A Five-Minute Piano Interval Practice Routine

  1. Choose a random starting note.
  2. Name a second through a seventh above it.
  3. Play both notes on the keyboard and say the interval number aloud.
  4. Repeat the exercise below the starting note.
  5. Add sharps or flats, but continue using the letter names to find the numerical interval.

Keep the exercise slow enough to be accurate. Speed comes from repetition. Once the number is reliable, you can add interval quality and connect the same thinking to chord tones, chord extensions, and scale formulas.

How Intervals Lead to Jazz Piano

Jazz musicians constantly think in relationships: a third and seventh define a chord, a ninth extends it, and a ii-V-I progression moves roots by characteristic intervals. Knowing intervals lets you transfer one musical idea to all twelve keys instead of treating every key as unrelated information.

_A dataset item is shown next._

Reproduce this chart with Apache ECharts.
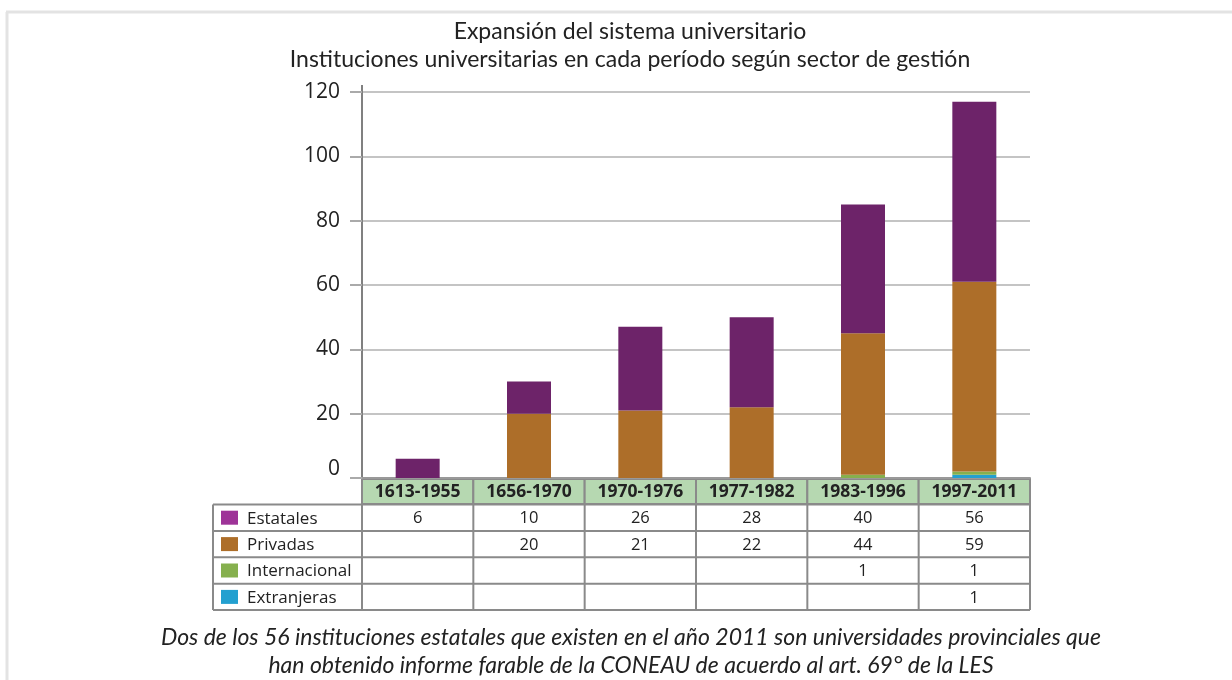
<!DOCTYPE html>
<html>
<head>
<meta charset="utf-8">
<script src="https://cdn.jsdelivr.net/npm/echarts@6/dist/echarts.min.js"></script>
<style>
  html, body { margin: 0; padding: 0; background: #fff; }
  #chart { width: 1232px; height: 680px; }
</style>
</head>
<body>
<div id="chart"></div>
<script>
  // data
  var categories = ['1613-1955', '1656-1970', '1970-1976', '1977-1982', '1983-1996', '1997-2011'];
  var estatales = [6, 10, 26, 28, 40, 56];
  var privadas = [null, 20, 21, 22, 44, 59];
  var internacional = [null, null, null, null, 1, 1];
  var extranjeras = [null, null, null, null, null, 1];
  var yTicks = [0, 20, 40, 60, 80, 100, 120];

  var rows = [
    {name: 'Estatales', swatch: '#9e3398', bar: '#6d2369', values: estatales},
    {name: 'Privadas', swatch: '#ad6e29', bar: '#ad6e29', values: privadas},
    {name: 'Internacional', swatch: '#86b04e', bar: '#86b04e', values: internacional},
    {name: 'Extranjeras', swatch: '#23a0d0', bar: '#23a0d0', values: extranjeras}
  ];

  var FONT = '"Open Sans", sans-serif';
  var TITLE_FONT = 'Lato, sans-serif';
  var GRID_LEFT = 362, GRID_RIGHT = 1030, GRID_TOP = 92, GRID_BOTTOM = 478;

  var chart = echarts.init(document.getElementById('chart'));

  // bottom of stack first
  var stackOrder = [3, 2, 1, 0];
  var series = stackOrder.map(function (i) {
    return {
      name: rows[i].name,
      type: 'bar',
      stack: 'total',
      barWidth: 44,
      itemStyle: {color: rows[i].bar},
      data: rows[i].values
    };
  });

  var option = {
    backgroundColor: '#fff',
    animation: false,
    title: [{
      text: 'Expansión del sistema universitario\nInstituciones universitarias en cada período según sector de gestión',
      left: 625,
      top: 13,
      textAlign: 'center',
      textStyle: {fontFamily: TITLE_FONT, fontSize: 23, fontWeight: 'normal', color: '#222', lineHeight: 28}
    }, {
      text: 'Dos de los 56 instituciones estatales que existen en el año 2011 son universidades provinciales que\nhan obtenido informe farable de la CONEAU de acuerdo al art. 69° de la LES',
      left: 626,
      top: 619,
      textAlign: 'center',
      textStyle: {fontFamily: TITLE_FONT, fontSize: 23, fontStyle: 'italic', fontWeight: 'normal', color: '#222', lineHeight: 28}
    }],
    grid: {
      left: GRID_LEFT,
      right: 1232 - GRID_RIGHT,
      top: GRID_TOP,
      bottom: 680 - GRID_BOTTOM,
      containLabel: false
    },
    xAxis: {
      type: 'category',
      data: categories,
      axisLine: {lineStyle: {color: '#999', width: 2}},
      axisTick: {show: false},
      axisLabel: {show: false}
    },
    yAxis: {
      type: 'value',
      min: yTicks[0],
      max: yTicks[yTicks.length - 1],
      interval: 20,
      axisLine: {show: true, lineStyle: {color: '#808080', width: 2}},
      axisTick: {show: true, length: 12, lineStyle: {color: '#aaa', width: 2}},
      splitLine: {lineStyle: {color: '#c4c4c4', width: 2}},
      axisLabel: {
        margin: 22,
        fontFamily: FONT,
        fontSize: 21,
        color: '#222',
        formatter: function (v) { return v === 0 ? '{z|0}' : String(v); },
        rich: {z: {fontFamily: FONT, fontSize: 21, color: '#222', padding: [0, 0, 18, 0]}}
      }
    },
    series: series
  };
  chart.setOption(option);

  // table under the plot, placed with the category axis
  var bandW = (GRID_RIGHT - GRID_LEFT) / categories.length;
  var headTop = 479, headH = 25;
  var rowTop = 504.5, rowH = 26.4;
  var tableLeft = 213;
  var lineColor = '#8a8a8a';
  var g = [];

  // frame of the page
  g.push({type: 'line', shape: {x1: 6, y1: 12, x2: 1232, y2: 12}, style: {stroke: '#e3e3e3', lineWidth: 3}});
  g.push({type: 'line', shape: {x1: 7, y1: 12, x2: 7, y2: 680}, style: {stroke: '#e3e3e3', lineWidth: 3}});

  // axis line extends above the top grid line and through the header
  g.push({type: 'line', shape: {x1: GRID_LEFT, y1: 85, x2: GRID_LEFT, y2: rowTop}, style: {stroke: '#808080', lineWidth: 2}});

  categories.forEach(function (c, j) {
    var cx = chart.convertToPixel({xAxisIndex: 0}, c);
    g.push({
      type: 'rect',
      shape: {x: cx - bandW / 2, y: headTop, width: bandW, height: headH},
      style: {fill: '#b6d8b1', stroke: lineColor, lineWidth: 2}
    });
    g.push({
      type: 'text',
      x: cx, y: headTop + headH / 2 + 1,
      style: {text: c, fontFamily: FONT, fontSize: 17.5, fontWeight: 'bold', fill: '#222', align: 'center', verticalAlign: 'middle'}
    });
    rows.forEach(function (r, i) {
      var v = r.values[j];
      if (v != null) {
        g.push({
          type: 'text',
          x: cx, y: rowTop + rowH * i + rowH / 2 + 1,
          style: {text: String(v), fontFamily: FONT, fontSize: 16.5, fill: '#222', align: 'center', verticalAlign: 'middle'}
        });
      }
    });
  });

  var tableBottom = rowTop + rowH * rows.length;
  // horizontal rules
  for (var i = 0; i <= rows.length; i++) {
    var y = rowTop + rowH * i;
    g.push({type: 'line', shape: {x1: tableLeft, y1: y, x2: GRID_RIGHT, y2: y}, style: {stroke: lineColor, lineWidth: 2}});
  }
  // vertical rules
  g.push({type: 'line', shape: {x1: tableLeft, y1: rowTop, x2: tableLeft, y2: tableBottom}, style: {stroke: lineColor, lineWidth: 2}});
  for (var k = 0; k <= categories.length; k++) {
    var x = GRID_LEFT + bandW * k;
    g.push({type: 'line', shape: {x1: x, y1: rowTop, x2: x, y2: tableBottom}, style: {stroke: lineColor, lineWidth: 2}});
  }

  // legend column
  rows.forEach(function (r, i) {
    var cy = rowTop + rowH * i + rowH / 2;
    g.push({type: 'rect', shape: {x: 221, y: cy - 7, width: 17, height: 14}, style: {fill: r.swatch}});
    g.push({
      type: 'text',
      x: 247, y: cy + 1,
      style: {text: r.name, fontFamily: FONT, fontSize: 17, fill: '#222', align: 'left', verticalAlign: 'middle'}
    });
  });

  chart.setOption({graphic: g});
</script>
</body>
</html>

After you can count confidently on the keyboard, practice the same relationships in musical context. Jazzify can help turn the theory into repetition by letting you work with chords, scales, and progressions as playable material.

Summary

  • An interval describes the distance between two notes.
  • Count the starting note as one.
  • Use letter names to determine the numerical interval.
  • Sharps and flats affect interval quality, not the number of letter names spanned.
  • Practice finding intervals both above and below every note.
  • Interval fluency makes chords, scales, transposition, and jazz improvisation easier to understand.